▶ **DATA SHOWN**:
** Begin **
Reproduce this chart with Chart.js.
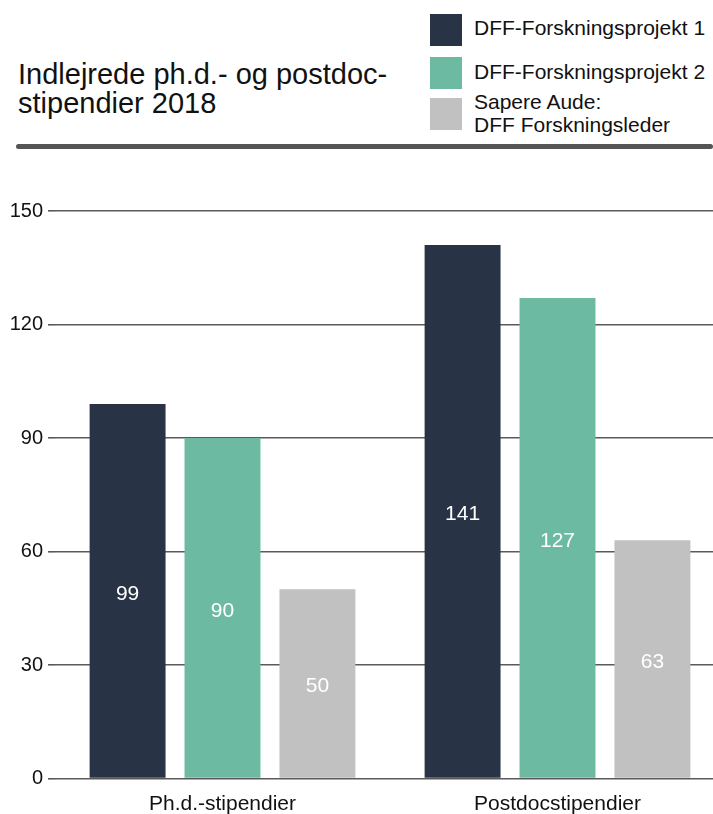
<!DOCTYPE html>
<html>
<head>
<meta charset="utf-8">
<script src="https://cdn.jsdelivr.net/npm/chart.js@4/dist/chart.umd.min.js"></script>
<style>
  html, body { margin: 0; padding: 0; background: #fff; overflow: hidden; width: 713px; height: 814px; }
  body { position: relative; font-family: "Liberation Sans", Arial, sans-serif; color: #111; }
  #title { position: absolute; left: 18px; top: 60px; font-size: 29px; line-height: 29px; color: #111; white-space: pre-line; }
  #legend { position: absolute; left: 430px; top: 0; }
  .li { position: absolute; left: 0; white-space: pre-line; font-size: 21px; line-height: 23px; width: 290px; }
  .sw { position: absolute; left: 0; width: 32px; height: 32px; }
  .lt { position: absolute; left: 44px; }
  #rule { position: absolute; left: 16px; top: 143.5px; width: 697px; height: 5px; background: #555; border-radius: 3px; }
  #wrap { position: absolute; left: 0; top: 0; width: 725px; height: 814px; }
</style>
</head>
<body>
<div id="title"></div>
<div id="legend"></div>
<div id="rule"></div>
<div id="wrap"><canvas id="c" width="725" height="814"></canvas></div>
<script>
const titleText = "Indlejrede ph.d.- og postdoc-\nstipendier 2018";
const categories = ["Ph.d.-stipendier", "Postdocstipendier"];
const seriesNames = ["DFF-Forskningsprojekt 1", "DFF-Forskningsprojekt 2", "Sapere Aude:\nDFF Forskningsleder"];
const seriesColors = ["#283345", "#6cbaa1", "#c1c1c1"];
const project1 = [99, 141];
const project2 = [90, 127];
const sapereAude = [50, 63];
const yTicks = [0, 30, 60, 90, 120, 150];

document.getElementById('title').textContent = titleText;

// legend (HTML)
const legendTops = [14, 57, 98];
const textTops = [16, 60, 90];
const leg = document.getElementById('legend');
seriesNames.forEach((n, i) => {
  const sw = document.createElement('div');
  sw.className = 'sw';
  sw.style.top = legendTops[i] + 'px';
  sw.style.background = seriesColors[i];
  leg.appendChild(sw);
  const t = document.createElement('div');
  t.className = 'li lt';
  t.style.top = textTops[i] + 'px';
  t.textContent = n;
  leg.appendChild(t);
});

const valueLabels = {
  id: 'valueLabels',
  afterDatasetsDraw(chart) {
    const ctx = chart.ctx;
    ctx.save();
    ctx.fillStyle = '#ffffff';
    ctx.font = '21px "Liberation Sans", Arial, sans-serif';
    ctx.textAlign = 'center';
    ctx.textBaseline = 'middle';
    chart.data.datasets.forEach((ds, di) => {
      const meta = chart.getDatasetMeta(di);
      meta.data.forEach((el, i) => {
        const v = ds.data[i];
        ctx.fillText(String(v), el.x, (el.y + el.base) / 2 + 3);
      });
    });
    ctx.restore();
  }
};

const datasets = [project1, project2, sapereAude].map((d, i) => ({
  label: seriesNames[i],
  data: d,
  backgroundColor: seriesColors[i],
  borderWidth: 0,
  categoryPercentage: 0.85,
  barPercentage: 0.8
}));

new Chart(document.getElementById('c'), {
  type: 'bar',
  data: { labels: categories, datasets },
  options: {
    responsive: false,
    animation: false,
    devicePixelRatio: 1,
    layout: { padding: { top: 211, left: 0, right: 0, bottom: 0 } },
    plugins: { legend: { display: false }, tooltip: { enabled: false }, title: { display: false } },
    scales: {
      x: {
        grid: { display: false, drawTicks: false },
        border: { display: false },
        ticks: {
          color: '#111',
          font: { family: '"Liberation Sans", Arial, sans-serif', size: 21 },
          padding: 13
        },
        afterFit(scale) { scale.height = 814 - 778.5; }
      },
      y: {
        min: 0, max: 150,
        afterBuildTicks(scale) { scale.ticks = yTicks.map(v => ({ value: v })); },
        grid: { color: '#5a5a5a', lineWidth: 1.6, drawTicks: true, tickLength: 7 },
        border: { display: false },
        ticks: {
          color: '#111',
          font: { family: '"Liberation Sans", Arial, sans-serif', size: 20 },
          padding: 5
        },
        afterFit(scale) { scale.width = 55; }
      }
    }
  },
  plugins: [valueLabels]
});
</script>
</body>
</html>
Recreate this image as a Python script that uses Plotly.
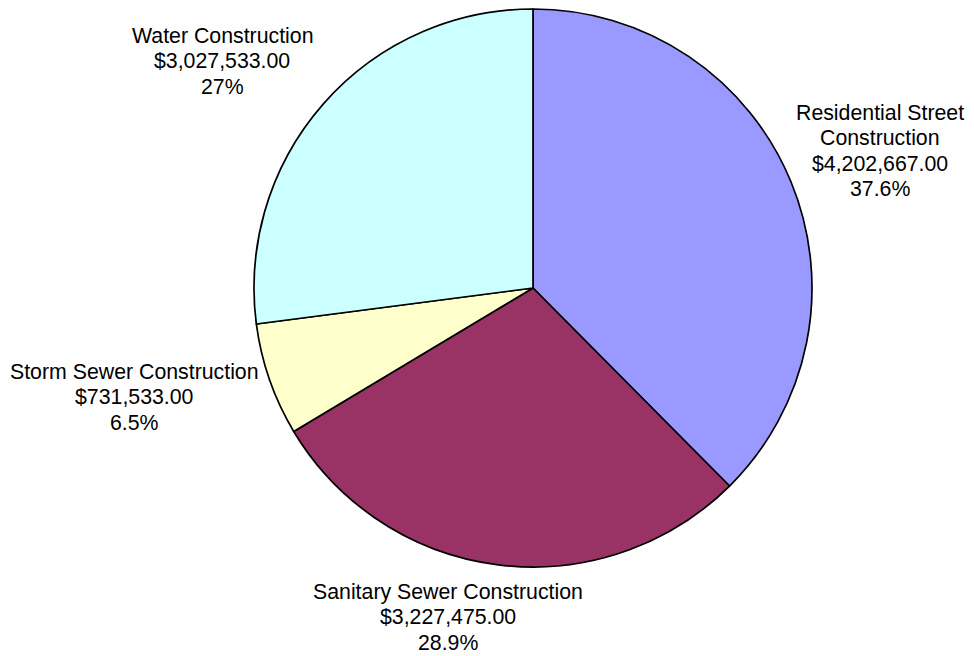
** End **
▶ **WHAT IS EXPECTED**:
Without including the pictures, reproduce all entries exactly.

▶ **FULL OUTPUT**:
Reproduce this chart with Chart.js.
<!DOCTYPE html>
<html>
<head>
<meta charset="utf-8">
<script src="https://cdn.jsdelivr.net/npm/chart.js@4/dist/chart.umd.min.js"></script>
<style>
  html, body { margin: 0; padding: 0; background: #fff; overflow: hidden; width: 713px; height: 814px; }
  body { position: relative; font-family: "Liberation Sans", Arial, sans-serif; color: #111; }
  #title { position: absolute; left: 18px; top: 60px; font-size: 29px; line-height: 29px; color: #111; white-space: pre-line; }
  #legend { position: absolute; left: 430px; top: 0; }
  .li { position: absolute; left: 0; white-space: pre-line; font-size: 21px; line-height: 23px; width: 290px; }
  .sw { position: absolute; left: 0; width: 32px; height: 32px; }
  .lt { position: absolute; left: 44px; }
  #rule { position: absolute; left: 16px; top: 143.5px; width: 697px; height: 5px; background: #555; border-radius: 3px; }
  #wrap { position: absolute; left: 0; top: 0; width: 725px; height: 814px; }
</style>
</head>
<body>
<div id="title"></div>
<div id="legend"></div>
<div id="rule"></div>
<div id="wrap"><canvas id="c" width="725" height="814"></canvas></div>
<script>
const titleText = "Indlejrede ph.d.- og postdoc-\nstipendier 2018";
const categories = ["Ph.d.-stipendier", "Postdocstipendier"];
const seriesNames = ["DFF-Forskningsprojekt 1", "DFF-Forskningsprojekt 2", "Sapere Aude:\nDFF Forskningsleder"];
const seriesColors = ["#283345", "#6cbaa1", "#c1c1c1"];
const project1 = [99, 141];
const project2 = [90, 127];
const sapereAude = [50, 63];
const yTicks = [0, 30, 60, 90, 120, 150];

document.getElementById('title').textContent = titleText;

// legend (HTML)
const legendTops = [14, 57, 98];
const textTops = [16, 60, 90];
const leg = document.getElementById('legend');
seriesNames.forEach((n, i) => {
  const sw = document.createElement('div');
  sw.className = 'sw';
  sw.style.top = legendTops[i] + 'px';
  sw.style.background = seriesColors[i];
  leg.appendChild(sw);
  const t = document.createElement('div');
  t.className = 'li lt';
  t.style.top = textTops[i] + 'px';
  t.textContent = n;
  leg.appendChild(t);
});

const valueLabels = {
  id: 'valueLabels',
  afterDatasetsDraw(chart) {
    const ctx = chart.ctx;
    ctx.save();
    ctx.fillStyle = '#ffffff';
    ctx.font = '21px "Liberation Sans", Arial, sans-serif';
    ctx.textAlign = 'center';
    ctx.textBaseline = 'middle';
    chart.data.datasets.forEach((ds, di) => {
      const meta = chart.getDatasetMeta(di);
      meta.data.forEach((el, i) => {
        const v = ds.data[i];
        ctx.fillText(String(v), el.x, (el.y + el.base) / 2 + 3);
      });
    });
    ctx.restore();
  }
};

const datasets = [project1, project2, sapereAude].map((d, i) => ({
  label: seriesNames[i],
  data: d,
  backgroundColor: seriesColors[i],
  borderWidth: 0,
  categoryPercentage: 0.85,
  barPercentage: 0.8
}));

new Chart(document.getElementById('c'), {
  type: 'bar',
  data: { labels: categories, datasets },
  options: {
    responsive: false,
    animation: false,
    devicePixelRatio: 1,
    layout: { padding: { top: 211, left: 0, right: 0, bottom: 0 } },
    plugins: { legend: { display: false }, tooltip: { enabled: false }, title: { display: false } },
    scales: {
      x: {
        grid: { display: false, drawTicks: false },
        border: { display: false },
        ticks: {
          color: '#111',
          font: { family: '"Liberation Sans", Arial, sans-serif', size: 21 },
          padding: 13
        },
        afterFit(scale) { scale.height = 814 - 778.5; }
      },
      y: {
        min: 0, max: 150,
        afterBuildTicks(scale) { scale.ticks = yTicks.map(v => ({ value: v })); },
        grid: { color: '#5a5a5a', lineWidth: 1.6, drawTicks: true, tickLength: 7 },
        border: { display: false },
        ticks: {
          color: '#111',
          font: { family: '"Liberation Sans", Arial, sans-serif', size: 20 },
          padding: 5
        },
        afterFit(scale) { scale.width = 55; }
      }
    }
  },
  plugins: [valueLabels]
});
</script>
</body>
</html>
Recreate this image as a Python script that uses Plotly.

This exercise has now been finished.